As a student at the New York Studio School, I sometimes sat in on an art history class taught by George McNeil, and I often left frustrated by assertions such as "Chardin hadn't discovered color." When I took his drawing class, however, I understood how McNeil's adherence to Hans Hofmann's teachings could be liberating. He stressed working from "tension points" in the set-up before us. Using them to suggest configurations in space, we compressed their volumes into abstract shapes of color, from which, if we were observant, a figure might emerge. McNeil worked along with us, and we occasionally glanced at his drawing, an alchemical soup of charcoal awash in liquid media. And indeed, at the end, a figure materialized; I remember one in particular, caught in action as though fleeing the scene. There was humor, perhaps something Irish Catholic, in this combination of hedonism and dogma, in a procedure that combined expressionist abandon with a scholastic hierarchy of symbolic structures. . Later, I visited McNeil's studio and saw the similar pile of everyday objects that served as his "model". There was something compelling in his transformation of the dross of everyday life into ecstatic imagery. At a time when painting in general, and constructing figures in particular, was suspect -– de Kooning himself having turned increasingly from women to abstracted landscapes -– McNeil devised a way to purify his figures by a passage through abstraction. Using his "tension points" to generate configurations of shapes, he leads us through the picture plane, into a realm of purely plastic invention.

Included in the survey of McNeil's work at Salander-O'Reilly were early abstract paintings and some of the heroic figures of the 1970s. Born of a rhythmic process, these often assumed the guise of dancers. Tokens of a process of transformation, they aim to escape convention, to court the grotesque, to pin down what de Kooning called a "slipping glimpse". McNeil's dancers and the questing figure of "Resolution" (1980) hark back to the founding impulse of abstract expressionism, to its search for the archetypal and mythic underpinnings of modern life.

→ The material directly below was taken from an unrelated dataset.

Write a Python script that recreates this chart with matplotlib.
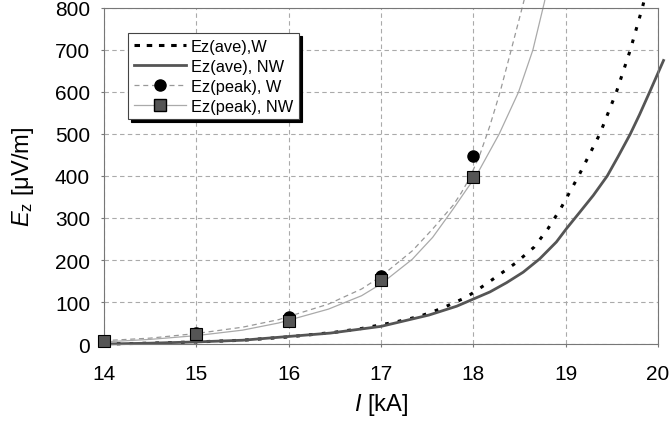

A second room featured later figures from the 1980s, when McNeil achieved a virtuosic fluidity. McNeil finds symbolic potency in fluids - changeable, mutating. transformative; figures emerge in lush, liquid suspension, and they accumulate a welter of accessories related to the urban scene ("Herbatim", 1987). McNeil, who died in 1995, seemed exhilarated by pop vulgarity, and perhaps by the commercial success he enjoyed late in his life. "Now Street" (1990) adds graffiti and lettering to its collage-like mixture of vernacular imagery.

The figures in both phases of McNeil's art seem equally realized, fully embodied in painterly form. Both groups partake of their time and context. An innocent, celebratory impulse emerges in the later paintings - for all their Dionysian abandon, they have more in common with children's drawings than with de Kooning's more visceral women. The more austere early figures, on the other hand, distinguish themselves by a heroic dignity worthy of McNeil's isolated struggle to carry forward the legacy of modernism. In transforming the figure, McNeil elevates image-making, and the visual imagination, to a new level, and lends it a modernist pedigree.